[Stored dataset items]
>> Begin
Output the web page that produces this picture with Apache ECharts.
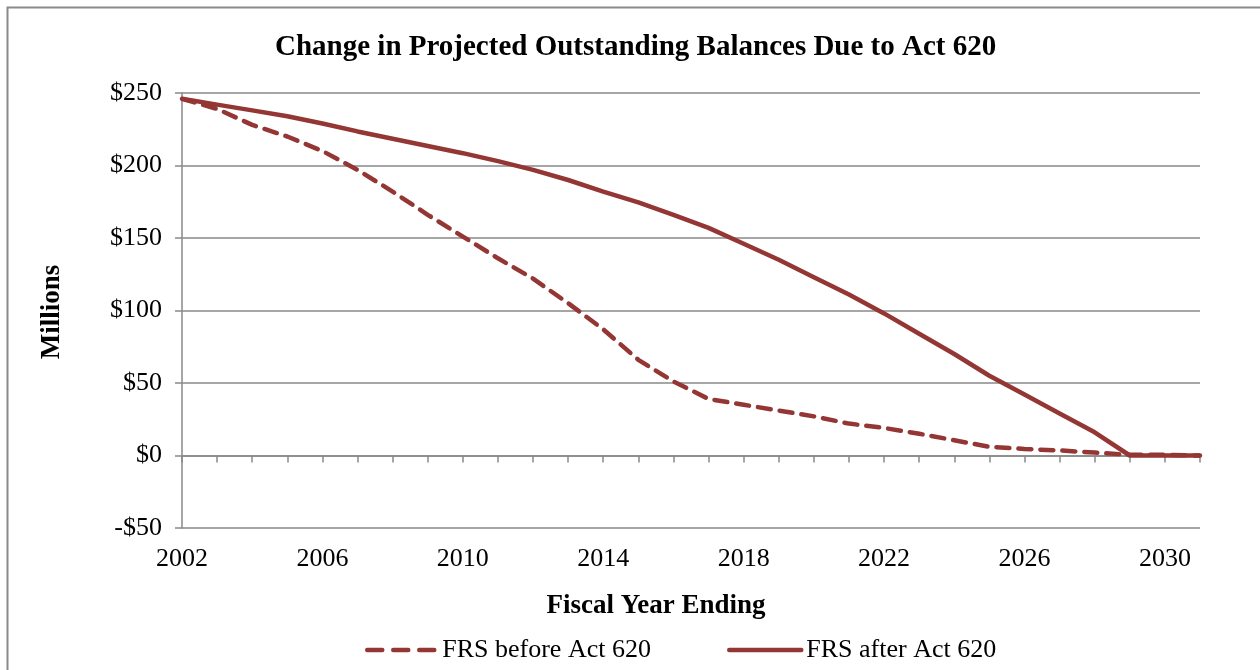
<!DOCTYPE html>
<html>
<head>
<meta charset="utf-8">
<script src="https://cdn.jsdelivr.net/npm/echarts@6/dist/echarts.min.js"></script>
<style>
  html, body { margin: 0; padding: 0; background: #fff; }
  #chart { width: 1260px; height: 670px; }
</style>
</head>
<body>
<div id="chart"></div>
<script>
// fiscal years on the x axis
const years = ["2002", "2003", "2004", "2005", "2006", "2007", "2008", "2009", "2010", "2011",
  "2012", "2013", "2014", "2015", "2016", "2017", "2018", "2019", "2020", "2021",
  "2022", "2023", "2024", "2025", "2026", "2027", "2028", "2029", "2030", "2031"];
// outstanding balance, millions
const beforeAct = [246, 239, 228, 220, 210, 197, 182, 166, 151, 136,
  122, 105, 87, 66, 51, 39, 35, 31, 27, 22,
  19, 15, 10.5, 6, 4.5, 3.5, 2, 0.5, 0.5, 0];
const afterAct = [246, 242, 238, 234, 229, 223.5, 218.5, 213.5, 208.5, 203,
  197, 190, 182, 174.5, 166, 157, 146, 135, 123, 111,
  98, 84, 70, 55, 42, 29, 16, 0, 0, 0];
// y axis range
const yMin = -50;
const yMax = 250;
const yStep = 50;

const lineColor = "#943634";
const gridColor = "#898989";
const serif = "Liberation Serif";

const legendBase = {
  top: 632, itemHeight: 5,
  itemStyle: { opacity: 0 },
  textStyle: { fontFamily: serif, fontSize: 26, color: "#000" }
};

const chart = echarts.init(document.getElementById("chart"));
chart.setOption({
  backgroundColor: "#fff",
  animation: false,
  title: {
    text: "Change in Projected Outstanding Balances Due to Act 620",
    left: 270,
    top: 28,
    textStyle: { fontFamily: serif, fontSize: 29, fontWeight: "bold", color: "#000" }
  },
  grid: { left: 182, right: 60, top: 93, bottom: 142 },
  // two legends so each item sits where the original puts it
  legend: [
    Object.assign({}, legendBase, {
      left: 360, itemWidth: 70, data: ["FRS before Act 620"],
      lineStyle: { width: 4.5, cap: "round", type: [15, 11] }
    }),
    Object.assign({}, legendBase, {
      left: 722, itemWidth: 72, data: ["FRS after Act 620"],
      lineStyle: { width: 4.5, cap: "round" }
    })
  ],
  xAxis: [
    {
      // labels along the bottom
      type: "category",
      data: years,
      boundaryGap: false,
      position: "bottom",
      axisLine: { show: false, onZero: false },
      axisTick: { show: false },
      axisLabel: {
        interval: 3, margin: 18,
        fontFamily: serif, fontSize: 26, color: "#000"
      },
      splitLine: { show: false }
    },
    {
      // the axis line with ticks sits at $0
      type: "category",
      data: years,
      boundaryGap: false,
      position: "bottom",
      axisLine: { show: true, onZero: true, lineStyle: { color: gridColor, width: 1.5 } },
      axisTick: { show: true, interval: 0, length: 7, lineStyle: { color: gridColor, width: 1.5 } },
      axisLabel: { show: false },
      splitLine: { show: false }
    }
  ],
  yAxis: {
    type: "value",
    min: yMin,
    max: yMax,
    interval: yStep,
    axisLine: { show: true, lineStyle: { color: gridColor, width: 1.5 } },
    axisTick: { show: true, length: 7, lineStyle: { color: gridColor, width: 1.5 } },
    axisLabel: {
      margin: 20,
      fontFamily: serif, fontSize: 26, color: "#000",
      formatter: v => (v < 0 ? "-$" + (-v) : "$" + v)
    },
    splitLine: { show: true, lineStyle: { color: gridColor, width: 1.5 } }
  },
  graphic: [
    {
      type: "rect",
      left: 5, top: 5,
      shape: { width: 1300, height: 700 },
      style: { fill: "none", stroke: "#8a8a8a", lineWidth: 2 },
      silent: true
    },
    {
      type: "text",
      x: 52, y: 312, rotation: Math.PI / 2,
      style: {
        text: "Millions", fontFamily: serif, fontSize: 27, fontWeight: "bold",
        fill: "#000", align: "center", verticalAlign: "middle"
      }
    },
    {
      type: "text",
      x: 656, y: 606,
      style: {
        text: "Fiscal Year Ending", fontFamily: serif, fontSize: 27, fontWeight: "bold",
        fill: "#000", align: "center", verticalAlign: "middle"
      }
    }
  ],
  series: [
    {
      name: "FRS before Act 620",
      type: "line",
      xAxisIndex: 0,
      data: beforeAct,
      symbol: "none",
      color: lineColor,
      lineStyle: { color: lineColor, width: 4.5, type: [13, 9], cap: "round" },
      z: 3
    },
    {
      name: "FRS after Act 620",
      type: "line",
      xAxisIndex: 0,
      data: afterAct,
      symbol: "none",
      color: lineColor,
      lineStyle: { color: lineColor, width: 4.5, type: "solid" },
      z: 4
    }
  ]
});
</script>
</body>
</html>
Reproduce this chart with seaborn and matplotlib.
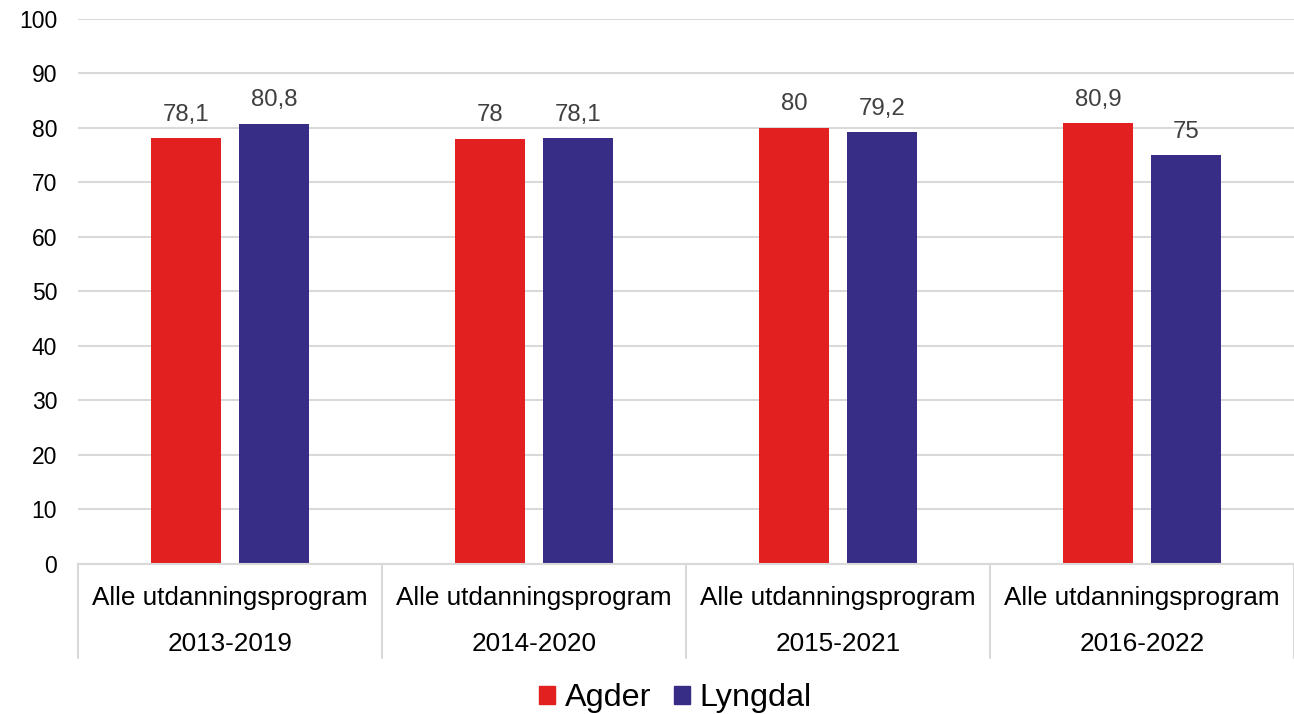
import matplotlib
matplotlib.use("Agg")
import matplotlib.pyplot as plt
import matplotlib.transforms as mtransforms
import pandas as pd
import seaborn as sns

# Chart data
periods = ["2013-2019", "2014-2020", "2015-2021", "2016-2022"]
program = "Alle utdanningsprogram"
agder = [78.1, 78.0, 80.0, 80.9]
lyngdal = [80.8, 78.1, 79.2, 75.0]
series = ["Agder", "Lyngdal"]
colors = ["#E1201F", "#382D86"]
y_ticks = [0, 10, 20, 30, 40, 50, 60, 70, 80, 90, 100]

df = pd.DataFrame({
    "period": periods * 2,
    "value": agder + lyngdal,
    "series": [series[0]] * len(periods) + [series[1]] * len(periods),
})

sns.set_theme(style="white")
plt.rcParams["font.family"] = ["Liberation Sans", "DejaVu Sans"]

fig = plt.figure(figsize=(12.94, 7.14), dpi=100)
ax = fig.add_axes([0.0603, 0.2101, 0.9397, 0.7633])

sns.barplot(data=df, x="period", y="value", hue="series", palette=colors,
            width=0.58, gap=0.21, ax=ax, legend=False, saturation=1,
            linewidth=0)

# value labels with comma decimals
for cont in ax.containers:
    vals = [b.get_height() for b in cont]
    labels = [f"{v:g}".replace(".", ",") for v in vals]
    ax.bar_label(cont, labels=labels, padding=9, fontsize=17.3, color="#404040")

ax.set_ylim(0, 100)
ax.set_xlim(-0.5, len(periods) - 0.5)
ax.set_yticks(y_ticks)
ax.tick_params(axis="y", labelsize=16.5, length=0, pad=15, colors="#000000")
ax.yaxis.grid(True, color="#D9D9D9", linewidth=1.5)
ax.set_axisbelow(True)
for s in ["left", "right", "top"]:
    ax.spines[s].set_visible(False)
ax.spines["bottom"].set_color("#D9D9D9")
ax.spines["bottom"].set_linewidth(1.5)
ax.set_xticks([])
ax.set_xlabel("")
ax.set_ylabel("")

# two-level category axis
trans = mtransforms.blended_transform_factory(ax.transData, ax.transAxes)
for i, p in enumerate(periods):
    ax.text(i, -0.062, program, transform=trans, ha="center", va="center",
            fontsize=18.8, color="#000000")
    ax.text(i, -0.146, p, transform=trans, ha="center", va="center",
            fontsize=18.8, color="#000000")
for x in [i - 0.5 for i in range(len(periods) + 1)]:
    ax.plot([x, x], [0, -0.1725], transform=trans, color="#D9D9D9",
            linewidth=1.5, clip_on=False)

handles = [plt.Rectangle((0, 0), 1, 1, color=c) for c in colors]
fig.legend(handles, series, loc="center", bbox_to_anchor=(0.522, 0.022),
           ncol=2, frameon=False, fontsize=23.3, labelcolor="#000000",
           handlelength=0.49, handleheight=0.49, handletextpad=0.3,
           columnspacing=0.7)

fig.savefig("out.png", dpi=100)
>> End
- _TASK DETAILS_
Lines holding the word "with" in the entries above are the ones to pull out. Copy them all.

- _ANSWER TO THE TASK_
Output the web page that produces this picture with Apache ECharts.
      // the axis line with ticks sits at $0
Reproduce this chart with seaborn and matplotlib.
# value labels with comma decimals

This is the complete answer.